Social Media, Video and other marketing

dinasaurOn this 4th of July holiday, I am freeing myself of papers I've been hoarding.  I am going through odd scraps of paper I've collected over the years, websites and apps I wanted to check out...old stats of Facebook and Twitter visits and tips to increase followers and fans.

In short, I'm throwing out a LOT of paper. Don't worry, I am actually recycling.  In fact, my huge, city recycling bin is already full from one day of purging.


The stats and tips about Facebook and Twitter are, naturally, outdated. These top social media sites change so frequently that it's hard to keep up. A day like today, though, is like seeing your nephews and nieces after a long time - it's amazing how much they've changed.

Not only have the platforms changed, though, but also the nature of the conversations. Back in 2009, 2010 and 2011 (that's as far as I've gotten so far), few people really...I mean REALLY...understood what these sites meant, could mean and would mean for businesses. Social Media Examiner was the author of about every 4th article I came across in these files...and continues to be, in my opinion, one of the best places to stay abreast of changes, developments and opportunities for leveraging social media for businesses.

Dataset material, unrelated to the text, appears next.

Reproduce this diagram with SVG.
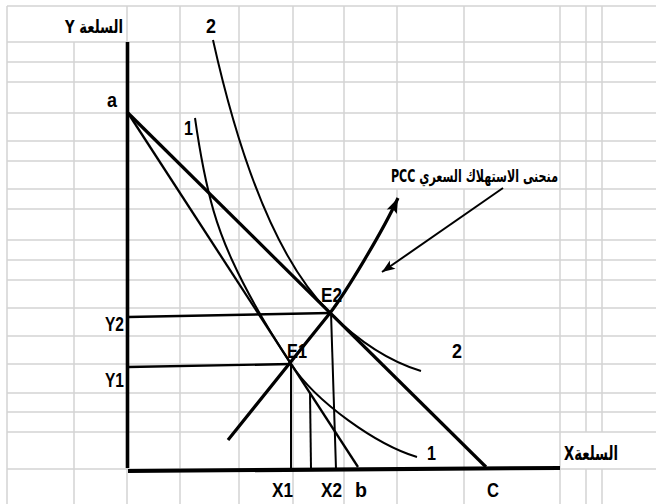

But what about the tips about friendster? Plaxo? Ryze? Sites may exist, but is anyone actively using them anymore?

Then you have the pages torn from Inc. magazine. September 2009 "Paying is Passe - Use Free software programs instead." Crossloop - gone. Xobni - owned by Microsoft. DimDim - part of SalesForce. Some have been purchased and rebranded. Some have grown and thrived (Skype anyone?). Some seem to have found a niche and are holding on strongly. 

It seems, though, a perfect application of evolution and natural selection. Those that met a need and were able to adapt, did well...only in this scenario, that seems to usually be 'were purchased." The ones that didn't continue to evolve and be competitive, they disappeared. 

It's more than just what the software does or how it reacts, though. There still needs to be a business behind the genius. What is the cost per acquisition and the ROI over the lifetime of the customer? Where are you making money, and does the freeware model work...and for what percentage of the client base?

In short, this has been an interesting peek at forces that go beyond our conscious  thought. Either evolve and stay competitive (and/or be bought by your competitors, so they don't have to evolve) - or you will be selected for the recycle bin, free of future influence.